* [EXERCISE PROMPT]: Reproduce the data below in full and exclude every picture.
-- start --
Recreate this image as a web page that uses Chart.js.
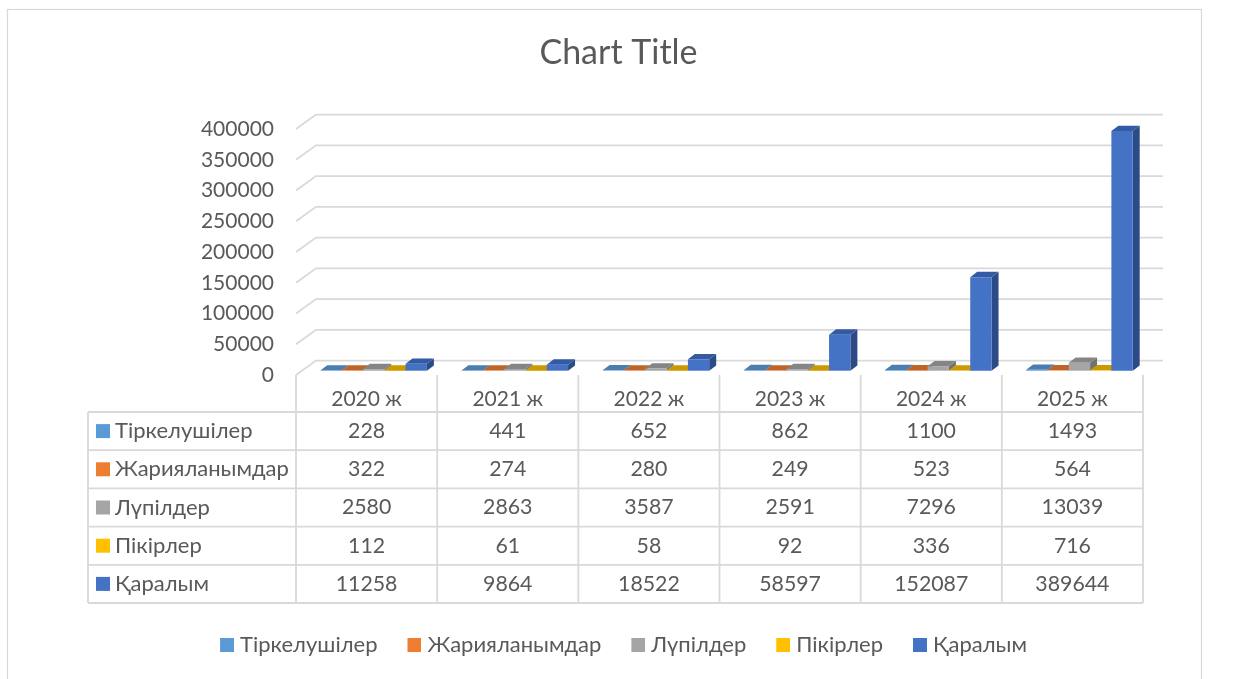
<!DOCTYPE html>
<html><head><meta charset="utf-8">
<style>html,body{margin:0;padding:0;background:#fff}canvas{display:block}</style>
<script src="https://cdn.jsdelivr.net/npm/chart.js@4"></script>
</head><body><canvas id="c" width="1233" height="679"></canvas>
<script>
const categories = ['2020 ж','2021 ж','2022 ж','2023 ж','2024 ж','2025 ж'];
const seriesNames = ['Тіркелушілер','Жарияланымдар','Лүпілдер','Пікірлер','Қаралым'];
const registrants = [228,441,652,862,1100,1493];
const publications = [322,274,280,249,523,564];
const likes = [2580,2863,3587,2591,7296,13039];
const comments = [112,61,58,92,336,716];
const views = [11258,9864,18522,58597,152087,389644];
const seriesValues = [registrants,publications,likes,comments,views];
const frontColors = ['#5B9BD5','#ED7D31','#A5A5A5','#FFC000','#4472C4'];
const topColors = ['#4A7EAE','#BE6427','#858585','#CC9A00','#335AA2'];
const sideColors = ['#3F6C95','#A35522','#727272','#B08400','#2C4A85'];
const FONT = 'Lato, "Open Sans", sans-serif';
const TXT = '#595959', GRID = '#D9D9D9';
const FRONT = {l:296,r:1143,t:129,b:375};
const WALL = {dx:20,dy:-14.4};
const BAR = {sx:7,sy:-4.3,dx:7,dy:-5.3};
const ROW = {top:412,h:38.2,left:88};
const PAD = {left:90,right:90,bottom:13};

function swatch(color){
  const s=document.createElement('canvas');s.width=19;s.height=14;
  const g=s.getContext('2d');g.fillStyle=color;g.fillRect(5,0,14,14);
  return s;
}

const draw3d = {
  id:'draw3d',
  beforeDraw(chart){
    const c=chart.ctx; c.save();
    c.strokeStyle=GRID;c.lineWidth=1.2;
    c.strokeRect(7.5,9.5,1194,700);
    c.lineWidth=1.9;
    const y=chart.scales.y, a=chart.chartArea;
    for(const t of y.ticks){
      const p=y.getPixelForValue(t.value);
      c.beginPath();c.moveTo(a.left,p);c.lineTo(a.left+WALL.dx,p+WALL.dy);c.lineTo(a.right+WALL.dx,p+WALL.dy);c.stroke();
    }
    c.restore();
  },
  beforeDatasetsDraw(chart){
    const c=chart.ctx; c.save(); c.translate(BAR.sx,BAR.sy);
    seriesValues.forEach((_,i)=>{
      chart.getDatasetMeta(i).data.forEach(el=>{
        const l=el.x-el.width/2,r=el.x+el.width/2,t=el.y,b=el.base;
        c.fillStyle=sideColors[i];
        c.beginPath();c.moveTo(r,t);c.lineTo(r+BAR.dx,t+BAR.dy);c.lineTo(r+BAR.dx,b+BAR.dy);c.lineTo(r,b);c.closePath();c.fill();
        c.fillStyle=topColors[i];
        c.beginPath();c.moveTo(l,t);c.lineTo(l+BAR.dx,t+BAR.dy);c.lineTo(r+BAR.dx,t+BAR.dy);c.lineTo(r,t);c.closePath();c.fill();
        el.draw(c);
      });
    });
    c.restore();
    return false;
  },
  afterLayout(chart){
    chart.legend.left+=7; chart.legend.right+=7;
    chart.titleBlock.left+=2; chart.titleBlock.right+=2;
  },
  afterDraw(chart){
    const c=chart.ctx, x=chart.scales.x, a=chart.chartArea; c.save();
    c.strokeStyle=GRID;c.lineWidth=1.8;
    const n=seriesNames.length, bottom=ROW.top+n*ROW.h;
    const w=(a.right-a.left)/categories.length;
    for(let i=0;i<=categories.length;i++){
      const px=a.left+i*w;
      c.beginPath();c.moveTo(px,a.bottom);c.lineTo(px,bottom);c.stroke();
    }
    c.beginPath();c.moveTo(ROW.left,ROW.top);c.lineTo(ROW.left,bottom);c.stroke();
    for(let r=0;r<=n;r++){
      const py=ROW.top+r*ROW.h;
      c.beginPath();c.moveTo(ROW.left,py);c.lineTo(a.right,py);c.stroke();
    }
    c.fillStyle=TXT;c.textBaseline='middle';
    seriesNames.forEach((name,r)=>{
      const cy=ROW.top+(r+.5)*ROW.h;
      c.fillStyle=frontColors[r];c.fillRect(96,cy-7,14,14);
      c.fillStyle=TXT;c.textAlign='left';c.font='22px '+FONT;c.fillText(name,115,cy);
      c.textAlign='center';c.font='21.3px '+FONT;
      seriesValues[r].forEach((v,i)=>c.fillText(String(v),x.getPixelForTick(i),cy));
    });
    c.restore();
  }
};

new Chart(document.getElementById('c'),{
  type:'bar',
  data:{labels:categories,datasets:seriesNames.map((n,i)=>({label:n,data:seriesValues[i],backgroundColor:frontColors[i],borderWidth:0,categoryPercentage:.755,barPercentage:1}))},
  plugins:[draw3d],
  options:{
    responsive:false,animation:false,
    layout:{padding:{left:PAD.left,right:PAD.right,top:0,bottom:PAD.bottom}},
    plugins:{
      tooltip:{enabled:false},
      title:{display:true,text:'Chart Title',color:TXT,font:{family:FONT,size:34,weight:'normal'},padding:{top:32.6,bottom:55.6}},
      legend:{position:'bottom',labels:{color:TXT,font:{family:FONT,size:22},usePointStyle:true,pointStyleWidth:9,padding:30,
        generateLabels(chart){
          return chart.data.datasets.map((d,i)=>({text:d.label,datasetIndex:i,fontColor:TXT,fillStyle:frontColors[i],strokeStyle:frontColors[i],lineWidth:0,pointStyle:swatch(frontColors[i]),hidden:false}));
        }}}
    },
    scales:{
      x:{grid:{display:false},border:{display:false},ticks:{color:TXT,font:{family:FONT,size:21},padding:4,maxRotation:0},
        afterFit(s){ s.height=s.chart.height-(s.chart.legend?s.chart.legend.height:70)-PAD.bottom-FRONT.b; }},
      y:{min:0,max:400000,grid:{display:false},border:{display:false},
        ticks:{stepSize:50000,color:TXT,font:{family:FONT,size:21},padding:14,callback:v=>String(v)},
        afterFit(s){ s.width=FRONT.l-PAD.left; }}
    }
  }
});
</script></body></html>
-- end --
* [COMPLETE ANSWER]:
Recreate this image as a web page that uses Chart.js.
<!DOCTYPE html>
<html><head><meta charset="utf-8">
<style>html,body{margin:0;padding:0;background:#fff}canvas{display:block}</style>
<script src="https://cdn.jsdelivr.net/npm/chart.js@4"></script>
</head><body><canvas id="c" width="1233" height="679"></canvas>
<script>
const categories = ['2020 ж','2021 ж','2022 ж','2023 ж','2024 ж','2025 ж'];
const seriesNames = ['Тіркелушілер','Жарияланымдар','Лүпілдер','Пікірлер','Қаралым'];
const registrants = [228,441,652,862,1100,1493];
const publications = [322,274,280,249,523,564];
const likes = [2580,2863,3587,2591,7296,13039];
const comments = [112,61,58,92,336,716];
const views = [11258,9864,18522,58597,152087,389644];
const seriesValues = [registrants,publications,likes,comments,views];
const frontColors = ['#5B9BD5','#ED7D31','#A5A5A5','#FFC000','#4472C4'];
const topColors = ['#4A7EAE','#BE6427','#858585','#CC9A00','#335AA2'];
const sideColors = ['#3F6C95','#A35522','#727272','#B08400','#2C4A85'];
const FONT = 'Lato, "Open Sans", sans-serif';
const TXT = '#595959', GRID = '#D9D9D9';
const FRONT = {l:296,r:1143,t:129,b:375};
const WALL = {dx:20,dy:-14.4};
const BAR = {sx:7,sy:-4.3,dx:7,dy:-5.3};
const ROW = {top:412,h:38.2,left:88};
const PAD = {left:90,right:90,bottom:13};

function swatch(color){
  const s=document.createElement('canvas');s.width=19;s.height=14;
  const g=s.getContext('2d');g.fillStyle=color;g.fillRect(5,0,14,14);
  return s;
}

const draw3d = {
  id:'draw3d',
  beforeDraw(chart){
    const c=chart.ctx; c.save();
    c.strokeStyle=GRID;c.lineWidth=1.2;
    c.strokeRect(7.5,9.5,1194,700);
    c.lineWidth=1.9;
    const y=chart.scales.y, a=chart.chartArea;
    for(const t of y.ticks){
      const p=y.getPixelForValue(t.value);
      c.beginPath();c.moveTo(a.left,p);c.lineTo(a.left+WALL.dx,p+WALL.dy);c.lineTo(a.right+WALL.dx,p+WALL.dy);c.stroke();
    }
    c.restore();
  },
  beforeDatasetsDraw(chart){
    const c=chart.ctx; c.save(); c.translate(BAR.sx,BAR.sy);
    seriesValues.forEach((_,i)=>{
      chart.getDatasetMeta(i).data.forEach(el=>{
        const l=el.x-el.width/2,r=el.x+el.width/2,t=el.y,b=el.base;
        c.fillStyle=sideColors[i];
        c.beginPath();c.moveTo(r,t);c.lineTo(r+BAR.dx,t+BAR.dy);c.lineTo(r+BAR.dx,b+BAR.dy);c.lineTo(r,b);c.closePath();c.fill();
        c.fillStyle=topColors[i];
        c.beginPath();c.moveTo(l,t);c.lineTo(l+BAR.dx,t+BAR.dy);c.lineTo(r+BAR.dx,t+BAR.dy);c.lineTo(r,t);c.closePath();c.fill();
        el.draw(c);
      });
    });
    c.restore();
    return false;
  },
  afterLayout(chart){
    chart.legend.left+=7; chart.legend.right+=7;
    chart.titleBlock.left+=2; chart.titleBlock.right+=2;
  },
  afterDraw(chart){
    const c=chart.ctx, x=chart.scales.x, a=chart.chartArea; c.save();
    c.strokeStyle=GRID;c.lineWidth=1.8;
    const n=seriesNames.length, bottom=ROW.top+n*ROW.h;
    const w=(a.right-a.left)/categories.length;
    for(let i=0;i<=categories.length;i++){
      const px=a.left+i*w;
      c.beginPath();c.moveTo(px,a.bottom);c.lineTo(px,bottom);c.stroke();
    }
    c.beginPath();c.moveTo(ROW.left,ROW.top);c.lineTo(ROW.left,bottom);c.stroke();
    for(let r=0;r<=n;r++){
      const py=ROW.top+r*ROW.h;
      c.beginPath();c.moveTo(ROW.left,py);c.lineTo(a.right,py);c.stroke();
    }
    c.fillStyle=TXT;c.textBaseline='middle';
    seriesNames.forEach((name,r)=>{
      const cy=ROW.top+(r+.5)*ROW.h;
      c.fillStyle=frontColors[r];c.fillRect(96,cy-7,14,14);
      c.fillStyle=TXT;c.textAlign='left';c.font='22px '+FONT;c.fillText(name,115,cy);
      c.textAlign='center';c.font='21.3px '+FONT;
      seriesValues[r].forEach((v,i)=>c.fillText(String(v),x.getPixelForTick(i),cy));
    });
    c.restore();
  }
};

new Chart(document.getElementById('c'),{
  type:'bar',
  data:{labels:categories,datasets:seriesNames.map((n,i)=>({label:n,data:seriesValues[i],backgroundColor:frontColors[i],borderWidth:0,categoryPercentage:.755,barPercentage:1}))},
  plugins:[draw3d],
  options:{
    responsive:false,animation:false,
    layout:{padding:{left:PAD.left,right:PAD.right,top:0,bottom:PAD.bottom}},
    plugins:{
      tooltip:{enabled:false},
      title:{display:true,text:'Chart Title',color:TXT,font:{family:FONT,size:34,weight:'normal'},padding:{top:32.6,bottom:55.6}},
      legend:{position:'bottom',labels:{color:TXT,font:{family:FONT,size:22},usePointStyle:true,pointStyleWidth:9,padding:30,
        generateLabels(chart){
          return chart.data.datasets.map((d,i)=>({text:d.label,datasetIndex:i,fontColor:TXT,fillStyle:frontColors[i],strokeStyle:frontColors[i],lineWidth:0,pointStyle:swatch(frontColors[i]),hidden:false}));
        }}}
    },
    scales:{
      x:{grid:{display:false},border:{display:false},ticks:{color:TXT,font:{family:FONT,size:21},padding:4,maxRotation:0},
        afterFit(s){ s.height=s.chart.height-(s.chart.legend?s.chart.legend.height:70)-PAD.bottom-FRONT.b; }},
      y:{min:0,max:400000,grid:{display:false},border:{display:false},
        ticks:{stepSize:50000,color:TXT,font:{family:FONT,size:21},padding:14,callback:v=>String(v)},
        afterFit(s){ s.width=FRONT.l-PAD.left; }}
    }
  }
});
</script></body></html>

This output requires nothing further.